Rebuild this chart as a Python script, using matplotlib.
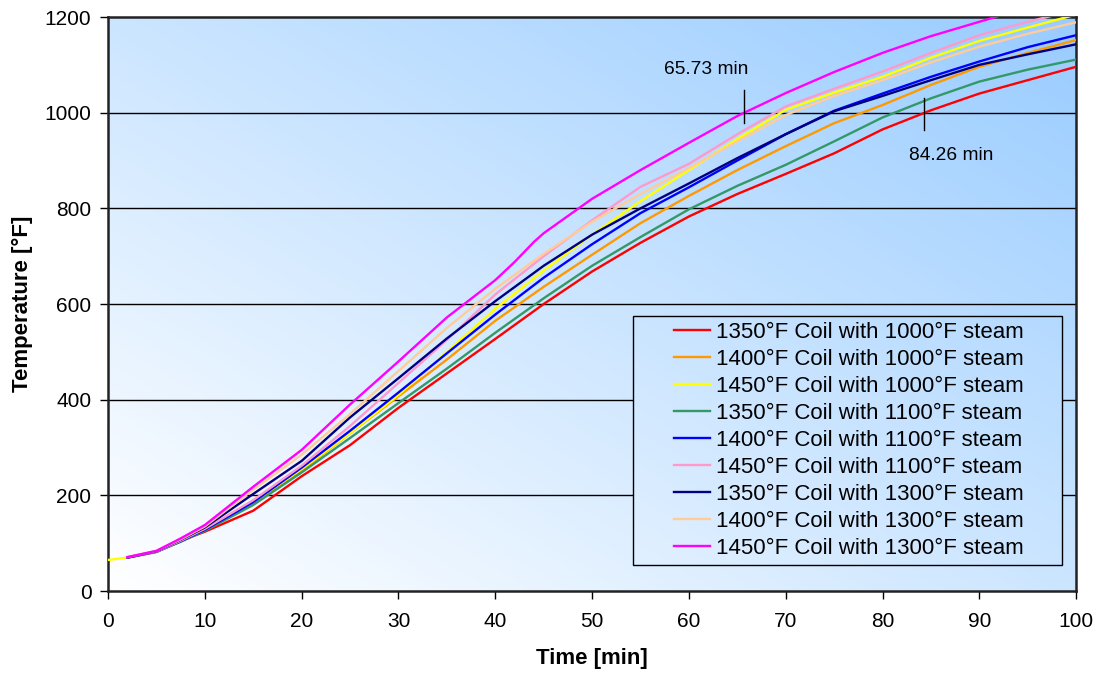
import numpy as np
import matplotlib
matplotlib.use('Agg')
from matplotlib import pyplot as plt
from matplotlib.colors import LinearSegmentedColormap
from matplotlib.patches import Rectangle

plt.rcParams['font.family'] = ['Liberation Sans', 'DejaVu Sans']

# time grid [min]
t = [2, 5, 7.5, 10, 15, 20, 25, 30, 35, 40, 45, 50, 55, 60, 65, 70, 75, 80, 85, 90, 95, 100]

c1350_1000 = [70, 82, 105, 124, 168, 240, 305, 383, 455, 527, 600, 668, 728, 783, 830, 872, 915, 965, 1005, 1040, 1068, 1096]
c1400_1000 = [70, 82, 104, 127, 182, 252, 330, 407, 484, 565, 636, 703, 769, 826, 880, 930, 978, 1016, 1058, 1096, 1125, 1152]
t_yellow = [0] + t
c1450_1000 = [65, 70, 82, 104, 128, 186, 255, 330, 410, 500, 590, 670, 745, 815, 880, 945, 1006, 1042, 1075, 1115, 1150, 1178, 1205]
c1350_1100 = [70, 82, 103, 126, 180, 248, 320, 393, 465, 540, 612, 680, 740, 798, 847, 891, 940, 990, 1030, 1065, 1090, 1111]
c1400_1100 = [70, 82, 104, 128, 186, 258, 335, 415, 497, 578, 655, 725, 790, 844, 900, 955, 1004, 1040, 1075, 1107, 1137, 1162]
c1450_1100 = [70, 82, 105, 130, 190, 262, 345, 435, 525, 620, 700, 775, 845, 893, 955, 1013, 1050, 1086, 1125, 1162, 1190, 1215]
c1350_1300 = [70, 83, 107, 133, 203, 272, 363, 445, 528, 606, 680, 745, 800, 852, 905, 955, 1003, 1035, 1068, 1100, 1122, 1143]
c1400_1300 = [71, 84, 108, 135, 212, 285, 370, 460, 550, 632, 705, 772, 830, 884, 940, 995, 1035, 1068, 1105, 1138, 1165, 1189]
t_mag = [2, 5, 7.5, 10, 15, 20, 25, 30, 35, 40, 42, 44, 45, 50, 55, 60, 65, 70, 75, 80, 85, 90, 95, 100]
c1450_1300 = [71, 84, 110, 138, 218, 295, 390, 480, 572, 650, 688, 730, 748, 820, 880, 937, 993, 1041, 1085, 1125, 1160, 1190, 1220, 1250]

series = [
    ('1350°F Coil with 1000°F steam', t, c1350_1000, '#ff0000'),
    ('1400°F Coil with 1000°F steam', t, c1400_1000, '#ff9900'),
    ('1450°F Coil with 1000°F steam', t_yellow, c1450_1000, '#ffff00'),
    ('1350°F Coil with 1100°F steam', t, c1350_1100, '#339966'),
    ('1400°F Coil with 1100°F steam', t, c1400_1100, '#0000ff'),
    ('1450°F Coil with 1100°F steam', t, c1450_1100, '#ff99cc'),
    ('1350°F Coil with 1300°F steam', t, c1350_1300, '#000080'),
    ('1400°F Coil with 1300°F steam', t, c1400_1300, '#ffcc99'),
    ('1450°F Coil with 1300°F steam', t_mag, c1450_1300, '#ff00ff'),
]

fig = plt.figure(figsize=(10.97, 6.75), dpi=100)
ax = fig.add_axes([0.0985, 0.1244, 0.8825, 0.8504])

# diagonal gradient: white bottom-left -> light blue top-right
u, v = np.meshgrid(np.linspace(0, 1, 200), np.linspace(0, 1, 200))
grad = (u + v) / 2
cmap = LinearSegmentedColormap.from_list('bg', ['#ffffff', '#99ccff'])
ax.imshow(grad, cmap=cmap, origin='lower', extent=[0, 100, 0, 1200],
          aspect='auto', zorder=0, vmin=0, vmax=1)

for y in [200, 400, 600, 800, 1000]:
    ax.axhline(y, color='black', lw=1, zorder=1)

for label, x, y, col in series:
    ax.plot(x, y, color=col, lw=1.7, label=label, zorder=3)

# markers for times to reach 1000 F
ax.plot([65.73, 65.73], [978, 1047], color='black', lw=1, zorder=4)
ax.text(61.8, 1090, '65.73 min', fontsize=13.8, ha='center', va='center')
ax.plot([84.26, 84.26], [964, 1030], color='black', lw=1, zorder=4)
ax.text(87.1, 911, '84.26 min', fontsize=13.8, ha='center', va='center')

ax.set_xlim(0, 100)
ax.set_ylim(0, 1200)
ax.set_xticks(range(0, 101, 10))
ax.set_yticks(range(0, 1201, 200))
ax.tick_params(axis='both', labelsize=15, direction='out', length=6, width=1)
ax.tick_params(axis='x', pad=9)
ax.tick_params(axis='y', pad=6)
ax.set_xlabel('Time [min]', fontsize=16, fontweight='bold', labelpad=12)
ax.set_ylabel('Temperature [°F]', fontsize=16, fontweight='bold', labelpad=8)
for s in ax.spines.values():
    s.set_linewidth(1.8)
    s.set_color('#222222')

# legend box (Excel style, wide left margin), filled so gridlines stop at it
box = Rectangle((54.2, 54.4), 44.35, 520.6, facecolor='none',
                edgecolor='black', lw=1, zorder=5)
ax.add_patch(box)
fill = ax.imshow(grad, cmap=cmap, origin='lower', extent=[0, 100, 0, 1200],
                 aspect='auto', zorder=4.5, vmin=0, vmax=1)
fill.set_clip_path(box)
ax.set_xlim(0, 100)
ax.set_ylim(0, 1200)
leg = ax.legend(loc='upper left', bbox_to_anchor=(0.5847, 0.469), fontsize=16,
                frameon=False, handlelength=1.6, handletextpad=0.3,
                labelspacing=0.27, borderpad=0, borderaxespad=0)
leg.set_zorder(6)

fig.savefig('out.png', dpi=100)
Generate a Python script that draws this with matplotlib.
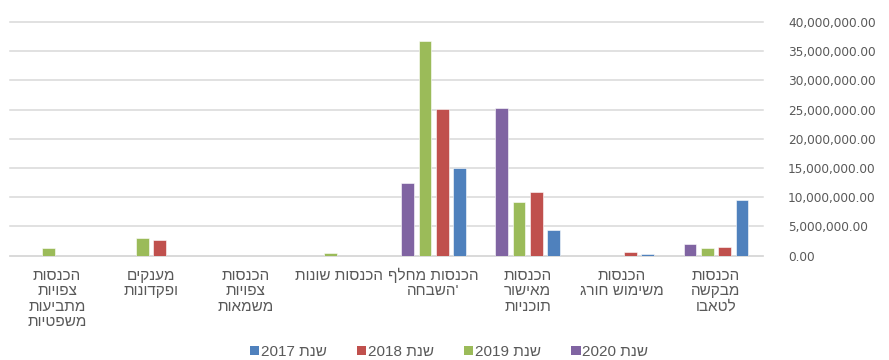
import numpy as np
import matplotlib.pyplot as plt
from matplotlib.patches import Patch
from matplotlib.ticker import FuncFormatter

plt.rcParams['font.family'] = ['Liberation Sans', 'DejaVu Sans']

# categories in sheet order (first one sits on the right)
categories = [
    ["הכנסות", "מבקשה", "לטאבו"],
    ["הכנסות", "משימוש חורג"],
    ["הכנסות", "מאישור", "תוכניות"],
    ["הכנסות מחלף", "'השבחה"],
    ["הכנסות שונות"],
    ["הכנסות", "צפויות", "משמאות"],
    ["מענקים", "ופקדונות"],
    ["הכנסות", "צפויות", "מתביעות", "משפטיות"],
]
years = ["2017", "2018", "2019", "2020"]
v2017 = [9540000, 290000, 4320000, 14950000, 0, 0, 0, 0]
v2018 = [1490000, 580000, 10850000, 25050000, 0, 0, 2740000, 0]
v2019 = [1370000, 0, 9140000, 36770000, 460000, 0, 3080000, 1270000]
v2020 = [1950000, 0, 25300000, 12400000, 0, 0, 0, 0]
series = [v2017, v2018, v2019, v2020]
colors = ['#4F81BD', '#C0504D', '#9BBB59', '#8064A2']


def rtl(s):
    # matplotlib has no bidi support, so hebrew is written in visual order
    return s[::-1]


fig = plt.figure(figsize=(8.89, 3.6), dpi=100)
ax = fig.add_axes([10/889, 104.3/360, 753/889, 233.7/360])

x = np.arange(len(categories))
step = 0.184
width = 0.135
for i, vals in enumerate(series):
    ax.bar(x + (i - 1.5)*step, vals, width=width, color=colors[i],
           edgecolor='white', linewidth=0.4, zorder=3)

ax.set_xlim(7.5, -0.5)
ax.set_ylim(0, 40000000)
ax.set_yticks(np.arange(0, 40000001, 5000000))
ax.yaxis.set_major_formatter(FuncFormatter(lambda v, p: f'{v:,.2f}'))
ax.yaxis.tick_right()
ax.tick_params(axis='y', length=0, pad=18, labelsize=8.7, labelcolor='#595959')
for lab in ax.get_yticklabels():
    lab.set_family('DejaVu Sans')
ax.set_xticks([])
ax.grid(axis='y', color='#D9D9D9', linewidth=1.1, zorder=0)
for gl in ax.get_ygridlines():
    gl.set_clip_on(False)
for s in ['top', 'left', 'right']:
    ax.spines[s].set_visible(False)
ax.spines['bottom'].set_color('#D9D9D9')
ax.spines['bottom'].set_linewidth(1.1)

# wrapped category labels under each group
for xi, lines in zip(x, categories):
    for j, line in enumerate(lines):
        ax.annotate(rtl(line), xy=(xi, 0), xycoords=('data', 'axes fraction'),
                    xytext=(0, -14.3 - 11.2*j), textcoords='offset points',
                    ha='center', va='center', fontsize=11, color='#595959')

handles = [Patch(facecolor=c) for c in colors]
labels = [y + ' ' + rtl("שנת") for y in years]
fig.legend(handles, labels, loc='center', bbox_to_anchor=(449/889, 8/360),
           ncol=4, frameon=False, fontsize=11, handlelength=0.6,
           handleheight=0.6, handletextpad=0.1, columnspacing=2.0,
           labelcolor='#595959')

fig.savefig('out.png', dpi=100)
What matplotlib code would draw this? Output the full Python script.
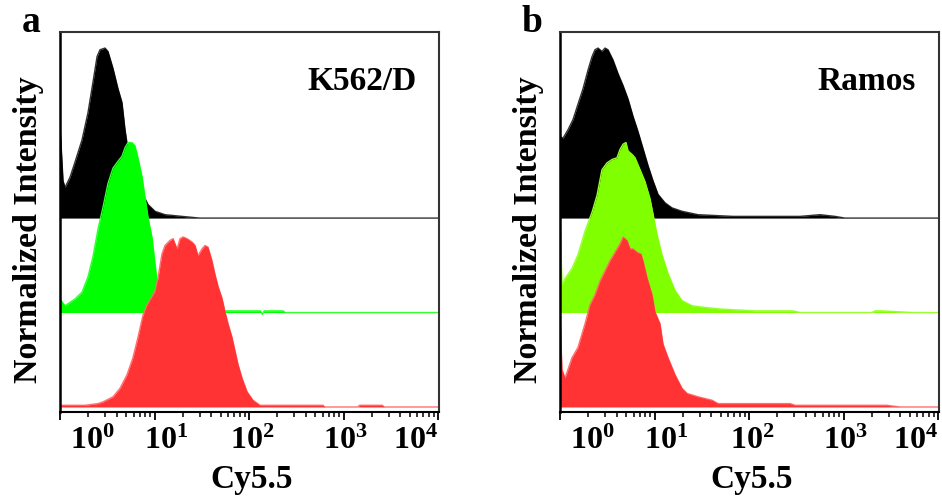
import numpy as np
import matplotlib
matplotlib.use('Agg')
import matplotlib.pyplot as plt
from matplotlib.ticker import LogLocator, NullFormatter
from matplotlib.transforms import ScaledTranslation

plt.rcParams['font.family'] = ['Liberation Serif', 'DejaVu Serif']
plt.rcParams['font.weight'] = 'bold'
plt.rcParams['mathtext.fontset'] = 'custom'
plt.rcParams['mathtext.rm'] = 'Liberation Serif:bold'
plt.rcParams['mathtext.bf'] = 'Liberation Serif:bold'
plt.rcParams['mathtext.it'] = 'Liberation Serif:bold:italic'

# ---- data: log10(Cy5.5) and normalized counts (peak = 1) ----
# panel a, K562/D
a_black_logx = [0.0, 0.032, 0.053, 0.106, 0.159, 0.233, 0.296, 0.349, 0.392, 0.423, 0.476,
                0.508, 0.561, 0.614, 0.656, 0.688, 0.720, 0.772, 0.825, 0.878, 0.931, 1.005,
                1.111, 1.291, 1.481, 4.01]
a_black_y = [0.55, 0.22, 0.18, 0.24, 0.33, 0.46, 0.62, 0.80, 0.95, 0.99, 1.00,
             0.98, 0.88, 0.76, 0.68, 0.52, 0.40, 0.28, 0.21, 0.14, 0.08, 0.04,
             0.02, 0.01, 0.0, 0.0]

a_green_logx = [0.0, 0.053, 0.159, 0.233, 0.296, 0.349, 0.402, 0.455, 0.508, 0.561, 0.614,
                0.656, 0.688, 0.720, 0.762, 0.794, 0.825, 0.868, 0.899, 0.931, 0.974, 1.005,
                1.026, 1.058, 1.111, 1.217, 1.376, 2.12, 2.14, 2.16, 2.18, 2.36, 2.38, 4.01]
a_green_y = [0.08, 0.04, 0.08, 0.12, 0.21, 0.33, 0.49, 0.62, 0.76, 0.85, 0.89,
             0.92, 0.97, 1.00, 1.00, 0.98, 0.91, 0.80, 0.68, 0.56, 0.44, 0.29,
             0.19, 0.11, 0.05, 0.02, 0.01, 0.01, -0.01, 0.01, 0.01, 0.01, 0.0, 0.0]

a_red_logx = [0.0, 0.265, 0.402, 0.455, 0.561, 0.635, 0.709, 0.772, 0.825, 0.878, 0.921,
              0.952, 1.005, 1.037, 1.079, 1.111, 1.164, 1.196, 1.238, 1.270, 1.302, 1.344,
              1.397, 1.429, 1.460, 1.503, 1.534, 1.566, 1.608, 1.640, 1.672, 1.714, 1.746,
              1.778, 1.820, 1.852, 1.884, 1.926, 1.979, 2.042, 2.116, 2.360, 2.783, 2.80,
              3.15, 3.17, 3.41, 3.43, 4.01]
a_red_y = [0.01, 0.01, 0.02, 0.03, 0.06, 0.11, 0.19, 0.29, 0.41, 0.54, 0.60,
           0.63, 0.68, 0.76, 0.90, 0.95, 0.98, 0.99, 0.93, 0.99, 1.00, 0.99,
           0.97, 0.95, 0.89, 0.93, 0.95, 0.94, 0.86, 0.78, 0.71, 0.64, 0.56,
           0.49, 0.41, 0.33, 0.25, 0.17, 0.09, 0.04, 0.01, 0.01, 0.01, 0.0,
           0.0, 0.01, 0.01, 0.0, 0.0]

# panel b, Ramos
b_black_logx = [0.0, 0.032, 0.085, 0.138, 0.190, 0.243, 0.296, 0.339, 0.370, 0.402, 0.444,
                0.476, 0.508, 0.561, 0.614, 0.667, 0.720, 0.772, 0.825, 0.878, 0.931, 0.984,
                1.037, 1.111, 1.185, 1.291, 1.460, 1.831, 2.540, 2.751, 2.910, 3.016, 4.01]
b_black_y = [0.48, 0.47, 0.52, 0.58, 0.67, 0.76, 0.87, 0.95, 0.99, 1.00, 0.98,
             1.00, 0.99, 0.93, 0.85, 0.78, 0.70, 0.60, 0.51, 0.41, 0.31, 0.22,
             0.14, 0.09, 0.06, 0.04, 0.02, 0.01, 0.01, 0.02, 0.01, 0.0, 0.0]

b_green_logx = [0.0, 0.021, 0.053, 0.127, 0.190, 0.265, 0.339, 0.392, 0.444, 0.497, 0.550,
                0.603, 0.635, 0.667, 0.698, 0.720, 0.762, 0.794, 0.847, 0.899, 0.952, 0.984,
                1.026, 1.079, 1.143, 1.217, 1.291, 1.397, 1.534, 1.714, 2.063, 2.466, 2.540,
                3.30, 3.333, 3.40, 3.735, 4.01]
b_green_y = [0.61, 0.16, 0.20, 0.26, 0.34, 0.48, 0.59, 0.69, 0.84, 0.88, 0.90,
             0.91, 0.96, 0.99, 1.00, 0.95, 0.93, 0.91, 0.84, 0.77, 0.67, 0.58,
             0.46, 0.34, 0.23, 0.13, 0.07, 0.04, 0.03, 0.02, 0.01, 0.01, 0.0,
             0.0, 0.01, 0.01, 0.0, 0.0]

b_red_logx = [0.0, 0.021, 0.053, 0.127, 0.190, 0.265, 0.317, 0.370, 0.423, 0.476, 0.529,
              0.582, 0.635, 0.667, 0.709, 0.741, 0.772, 0.815, 0.857, 0.878, 0.921, 0.974,
              1.005, 1.058, 1.090, 1.143, 1.217, 1.291, 1.344, 1.460, 1.608, 1.672, 2.434,
              2.487, 3.460, 3.598, 4.01]
b_red_y = [0.56, 0.22, 0.17, 0.29, 0.35, 0.49, 0.60, 0.66, 0.74, 0.80, 0.86,
           0.91, 0.96, 1.00, 0.98, 0.93, 0.93, 0.91, 0.90, 0.86, 0.76, 0.66,
           0.56, 0.49, 0.37, 0.29, 0.19, 0.11, 0.08, 0.06, 0.04, 0.02, 0.02,
           0.01, 0.01, 0.0, 0.0]

panel_letters = ['a', 'b']
cell_lines = ['K562/D', 'Ramos']
tick_values = [1, 10, 100, 1000, 10000]
tick_labels = [r'$10^{0}$', r'$10^{1}$', r'$10^{2}$', r'$10^{3}$', r'$10^{4}$']
tick_label_shift = [32, 12, 3, 2, -23]   # pixels, as in the reference layout

panels = [
    [(a_black_logx, a_black_y, 2, '#000000', '#333333'),
     (a_green_logx, a_green_y, 1, '#00ff00', '#33ff33'),
     (a_red_logx, a_red_y, 0, '#ff3333', '#ff7070')],
    [(b_black_logx, b_black_y, 2, '#000000', '#333333'),
     (b_green_logx, b_green_y, 1, '#80ff00', '#99ff33'),
     (b_red_logx, b_red_y, 0, '#ff3333', '#ff7070')],
]
peak_scale = 1.80

W, H = 942, 497
fig = plt.figure(figsize=(W / 100, H / 100), dpi=100)
lefts = [60, 560]
ax_w, top_px, bot_px = 379, 32, 412

for i, traces in enumerate(panels):
    ax = fig.add_axes([lefts[i] / W, (H - bot_px) / H, ax_w / W, (bot_px - top_px) / H])
    for k, (logx, y, base, fc, lc) in enumerate(traces):
        x = 10 ** np.array(logx)
        top = base + peak_scale * np.array(y)
        # outline below its own fill, so it only shows along the thin tails
        ax.plot(x, top, color=lc, lw=1.0, zorder=2 * k + 1)
        ax.fill_between(x, base, top, color=fc, lw=0, zorder=2 * k + 2)
    ax.set_xscale('log')
    ax.set_xlim(1, 10 ** 4.01)
    ax.set_ylim(-0.053, 3.97)
    ax.set_yticks([])

    ax.set_xticks(tick_values)
    ax.set_xticklabels(tick_labels)
    ax.xaxis.set_minor_locator(LogLocator(base=10, subs=np.arange(2, 10), numticks=20))
    ax.xaxis.set_minor_formatter(NullFormatter())
    ax.tick_params(axis='x', which='major', direction='out', length=6, width=1.3,
                   labelsize=23, pad=5, color='black')
    ax.tick_params(axis='x', which='minor', direction='out', length=3.5, width=1.1,
                   color='black')
    for lab, dx in zip(ax.get_xticklabels(), tick_label_shift):
        lab.set_transform(lab.get_transform() + ScaledTranslation(dx / 100, 0, fig.dpi_scale_trans))

    for side in ['top', 'right']:
        ax.spines[side].set_color('#333333')
        ax.spines[side].set_linewidth(1.5)
    ax.spines['left'].set_color('black')
    ax.spines['left'].set_linewidth(1.8)
    ax.spines['bottom'].set_color('black')
    ax.spines['bottom'].set_linewidth(1.5)
    for sp in ax.spines.values():
        sp.set_zorder(10)

    ax.text(-0.084, 0.479, 'Normalized Intensity', transform=ax.transAxes, rotation=90,
            ha='center', va='center', fontsize=24.5, fontweight='bold')
    ax.text(0.505, -0.2, 'Cy5.5', transform=ax.transAxes, ha='center', va='baseline',
            fontsize=24, fontweight='bold')
    ax.text(0.94, 0.847, cell_lines[i], transform=ax.transAxes, ha='right', va='baseline',
            fontsize=24, fontweight='bold')
    ax.text(-0.075, 1.0, panel_letters[i], transform=ax.transAxes, ha='center',
            va='baseline', fontsize=27, fontweight='bold')

fig.savefig('out.png', dpi=100)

◆ ◆ ◆ ◆ ◆

• _INSTRUCTIONS TO FOLLOW_: Extract the stretch of lines that begins at the line with "Generate a Python" and ends at the line with "ax.spines['bottom'].set_linewidth(1.1)", inclusive. Omit every picture.

• _WORKED ANSWER_:
Generate a Python script that draws this with matplotlib.
import numpy as np
import matplotlib.pyplot as plt
from matplotlib.patches import Patch
from matplotlib.ticker import FuncFormatter

plt.rcParams['font.family'] = ['Liberation Sans', 'DejaVu Sans']

# categories in sheet order (first one sits on the right)
categories = [
    ["הכנסות", "מבקשה", "לטאבו"],
    ["הכנסות", "משימוש חורג"],
    ["הכנסות", "מאישור", "תוכניות"],
    ["הכנסות מחלף", "'השבחה"],
    ["הכנסות שונות"],
    ["הכנסות", "צפויות", "משמאות"],
    ["מענקים", "ופקדונות"],
    ["הכנסות", "צפויות", "מתביעות", "משפטיות"],
]
years = ["2017", "2018", "2019", "2020"]
v2017 = [9540000, 290000, 4320000, 14950000, 0, 0, 0, 0]
v2018 = [1490000, 580000, 10850000, 25050000, 0, 0, 2740000, 0]
v2019 = [1370000, 0, 9140000, 36770000, 460000, 0, 3080000, 1270000]
v2020 = [1950000, 0, 25300000, 12400000, 0, 0, 0, 0]
series = [v2017, v2018, v2019, v2020]
colors = ['#4F81BD', '#C0504D', '#9BBB59', '#8064A2']


def rtl(s):
    # matplotlib has no bidi support, so hebrew is written in visual order
    return s[::-1]


fig = plt.figure(figsize=(8.89, 3.6), dpi=100)
ax = fig.add_axes([10/889, 104.3/360, 753/889, 233.7/360])

x = np.arange(len(categories))
step = 0.184
width = 0.135
for i, vals in enumerate(series):
    ax.bar(x + (i - 1.5)*step, vals, width=width, color=colors[i],
           edgecolor='white', linewidth=0.4, zorder=3)

ax.set_xlim(7.5, -0.5)
ax.set_ylim(0, 40000000)
ax.set_yticks(np.arange(0, 40000001, 5000000))
ax.yaxis.set_major_formatter(FuncFormatter(lambda v, p: f'{v:,.2f}'))
ax.yaxis.tick_right()
ax.tick_params(axis='y', length=0, pad=18, labelsize=8.7, labelcolor='#595959')
for lab in ax.get_yticklabels():
    lab.set_family('DejaVu Sans')
ax.set_xticks([])
ax.grid(axis='y', color='#D9D9D9', linewidth=1.1, zorder=0)
for gl in ax.get_ygridlines():
    gl.set_clip_on(False)
for s in ['top', 'left', 'right']:
    ax.spines[s].set_visible(False)
ax.spines['bottom'].set_color('#D9D9D9')
ax.spines['bottom'].set_linewidth(1.1)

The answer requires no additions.